REQUEST:
Count lines, not occurrences: give the number of lines holding the word "matplotlib", and nothing besides.

-----

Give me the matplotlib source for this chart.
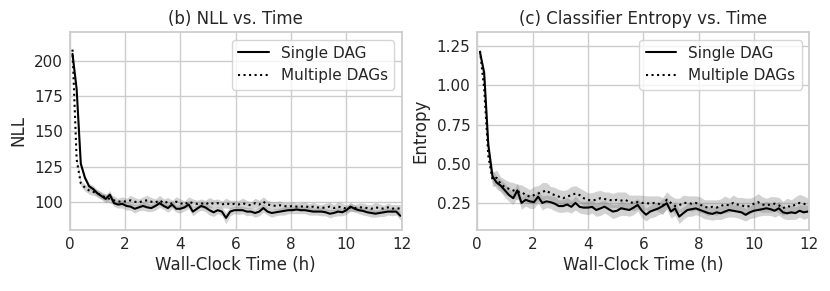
import numpy as np
import seaborn as sns
from matplotlib import pyplot as plt

# time stamps (h), shared by all runs
hours = np.round(0.1 + 0.15 * np.arange(80), 2)

nll_single = [205, 180, 127, 117, 111, 109, 106, 104, 102, 105,
              99, 98, 98.5, 97, 96.5, 95, 96, 97, 96, 95.5,
              97, 99, 97, 95.5, 98, 95, 95, 96, 98, 93,
              95, 97, 96, 94, 92.5, 94, 93, 88.5, 93, 94,
              94, 94, 93, 93, 92, 93, 95.5, 93, 92, 92.5,
              93, 93.5, 94, 94, 94.5, 94, 94, 93.5, 93, 93,
              93, 92.5, 91.5, 92, 93, 92.5, 94, 96.5, 95, 94,
              93.5, 92.5, 92, 91.5, 92, 92.5, 93, 93, 93, 90]
nll_single_err = [1, 2, 2, 2, 2, 2.5, 2.5, 2.5, 3, 3,
                  2.5, 2.5, 3, 3, 2.5, 3, 2.5, 3, 3, 2.5,
                  3, 3, 2.5, 3, 3, 2.5, 3, 2.5, 3, 3,
                  2.5, 3, 3, 3.5, 3, 2.5, 3, 4, 3, 2.5,
                  3, 2.5, 3, 2.5, 3, 3, 3, 2.5, 3, 2.5,
                  2.5, 3, 2.5, 2.5, 3, 2.5, 2.5, 3, 2.5, 2.5,
                  3, 2.5, 3, 2.5, 3, 2.5, 3, 3, 2.5, 2.5,
                  3, 2.5, 3, 2.5, 2.5, 3, 2.5, 3, 2.5, 3]
nll_multi = [208, 130, 113, 110, 108, 107, 106, 104.5, 103, 102,
             101, 100, 100.5, 100, 101, 100, 99.5, 100.5, 101, 100,
             99.5, 101, 99, 100, 98.5, 100, 99, 98, 100, 99,
             98.5, 99, 98, 99.5, 98.5, 99, 98, 99, 98, 98.5,
             98, 99, 98, 97.5, 99, 98, 100, 98, 97.5, 97,
             97.5, 97, 96.5, 97, 96.5, 96.5, 97, 96, 96.5, 96,
             95.5, 96, 96.5, 95.5, 96.5, 96, 95, 96, 95.5, 96,
             96, 95.5, 95, 96, 95.5, 95, 96, 95, 95.5, 95]
nll_multi_err = [1, 2, 2, 2.5, 2.5, 2.5, 2.5, 2.5, 2.5, 3,
                 3, 2.5, 3, 2.5, 3.5, 3, 2.5, 3, 3.5, 3,
                 2.5, 3.5, 3, 3, 2.5, 3.5, 3, 2.5, 3.5, 3,
                 2.5, 3, 3, 3.5, 3, 3, 2.5, 3.5, 3, 2.5,
                 3, 3.5, 3, 2.5, 3.5, 3, 3.5, 3, 2.5, 3,
                 3, 2.5, 3, 3, 2.5, 3, 3, 2.5, 3, 2.5,
                 2.5, 3, 3, 2.5, 3.5, 3, 2.5, 3, 2.5, 3,
                 3, 2.5, 3, 3.5, 3, 2.5, 3, 3, 2.5, 3]

ent_single = [1.21, 1.08, 0.62, 0.42, 0.38, 0.36, 0.33, 0.30, 0.28, 0.33,
              0.25, 0.27, 0.26, 0.255, 0.29, 0.25, 0.26, 0.255, 0.245, 0.23,
              0.23, 0.24, 0.225, 0.25, 0.225, 0.22, 0.22, 0.225, 0.205, 0.215,
              0.226, 0.21, 0.195, 0.20, 0.216, 0.21, 0.205, 0.22, 0.237, 0.20,
              0.175, 0.195, 0.205, 0.215, 0.23, 0.248, 0.195, 0.215, 0.163, 0.185,
              0.205, 0.21, 0.215, 0.205, 0.195, 0.185, 0.18, 0.19, 0.184, 0.195,
              0.205, 0.20, 0.195, 0.19, 0.174, 0.19, 0.20, 0.205, 0.21, 0.216,
              0.21, 0.20, 0.216, 0.19, 0.184, 0.19, 0.185, 0.20, 0.19, 0.195]
ent_single_err = [0.01, 0.02, 0.03, 0.04, 0.04, 0.04, 0.045, 0.04, 0.04, 0.045,
                  0.04, 0.04, 0.045, 0.04, 0.04, 0.045, 0.04, 0.04, 0.045, 0.04,
                  0.04, 0.045, 0.04, 0.045, 0.04, 0.04, 0.045, 0.04, 0.04, 0.045,
                  0.04, 0.04, 0.045, 0.04, 0.045, 0.04, 0.04, 0.045, 0.04, 0.045,
                  0.04, 0.04, 0.045, 0.04, 0.045, 0.04, 0.04, 0.045, 0.045, 0.04,
                  0.04, 0.045, 0.04, 0.04, 0.045, 0.04, 0.04, 0.045, 0.04, 0.04,
                  0.045, 0.04, 0.04, 0.045, 0.04, 0.04, 0.045, 0.04, 0.04, 0.045,
                  0.04, 0.04, 0.045, 0.04, 0.04, 0.045, 0.04, 0.04, 0.045, 0.04]
ent_multi = [1.22, 0.98, 0.55, 0.40, 0.41, 0.37, 0.35, 0.34, 0.33, 0.32,
             0.32, 0.30, 0.29, 0.30, 0.31, 0.32, 0.33, 0.31, 0.30, 0.29,
             0.28, 0.29, 0.30, 0.31, 0.30, 0.28, 0.27, 0.265, 0.27, 0.28,
             0.275, 0.27, 0.265, 0.27, 0.265, 0.27, 0.255, 0.25, 0.255, 0.25,
             0.25, 0.245, 0.25, 0.245, 0.23, 0.27, 0.25, 0.23, 0.235, 0.25,
             0.25, 0.245, 0.25, 0.24, 0.226, 0.22, 0.225, 0.22, 0.23, 0.24,
             0.235, 0.25, 0.24, 0.235, 0.226, 0.23, 0.245, 0.255, 0.24, 0.235,
             0.24, 0.245, 0.235, 0.216, 0.23, 0.225, 0.24, 0.25, 0.245, 0.235]
ent_multi_err = [0.01, 0.02, 0.035, 0.045, 0.05, 0.045, 0.05, 0.045, 0.05, 0.05,
                 0.045, 0.05, 0.045, 0.055, 0.05, 0.06, 0.05, 0.045, 0.05, 0.045,
                 0.05, 0.045, 0.055, 0.05, 0.045, 0.05, 0.045, 0.05, 0.055, 0.05,
                 0.045, 0.05, 0.045, 0.05, 0.055, 0.05, 0.045, 0.05, 0.045, 0.05,
                 0.045, 0.05, 0.045, 0.05, 0.055, 0.05, 0.045, 0.05, 0.045, 0.05,
                 0.045, 0.05, 0.045, 0.05, 0.045, 0.05, 0.045, 0.05, 0.045, 0.055,
                 0.045, 0.05, 0.045, 0.05, 0.055, 0.05, 0.045, 0.055, 0.05, 0.045,
                 0.05, 0.045, 0.05, 0.045, 0.05, 0.045, 0.05, 0.055, 0.05, 0.045]

sns.set_theme(style="whitegrid")
plt.rcParams['font.family'] = ['DejaVu Sans']

fig = plt.figure(figsize=(8.3, 2.91), dpi=100)
ax1 = fig.add_axes([0.084, 0.21, 0.400, 0.68])
ax2 = fig.add_axes([0.575, 0.21, 0.400, 0.68])


def draw(ax, single, single_err, multi, multi_err, title, ylabel):
    single = np.array(single)
    multi = np.array(multi)
    ax.fill_between(hours, multi - np.array(multi_err), multi + np.array(multi_err),
                    color="grey", alpha=0.35, linewidth=0)
    ax.fill_between(hours, single - np.array(single_err), single + np.array(single_err),
                    color="grey", alpha=0.35, linewidth=0)
    ax.plot(hours, single, color="black", linestyle="-", linewidth=1.5, label="Single DAG")
    ax.plot(hours, multi, color="black", linestyle=":", linewidth=1.5, label="Multiple DAGs")
    ax.set_xlim(0, 12)
    ax.set_xticks([0, 2, 4, 6, 8, 10, 12])
    ax.tick_params(labelsize=11, length=0, pad=5)
    ax.set_title(title, fontsize=12)
    ax.set_xlabel("Wall-Clock Time (h)", fontsize=12, labelpad=3)
    ax.set_ylabel(ylabel, fontsize=12, labelpad=5)
    ax.legend(loc="upper right", fontsize=11)


draw(ax1, nll_single, nll_single_err, nll_multi, nll_multi_err, "(b) NLL vs. Time", "NLL")
ax1.set_ylim(80, 220.5)
ax1.set_yticks([100, 125, 150, 175, 200])

draw(ax2, ent_single, ent_single_err, ent_multi, ent_multi_err,
     "(c) Classifier Entropy vs. Time", "Entropy")
ax2.set_ylim(0.078, 1.34)
ax2.set_yticks([0.25, 0.5, 0.75, 1.0, 1.25])
ax2.set_yticklabels(["0.25", "0.50", "0.75", "1.00", "1.25"])

fig.savefig("out.png", dpi=100)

-----

THE REPLY:
2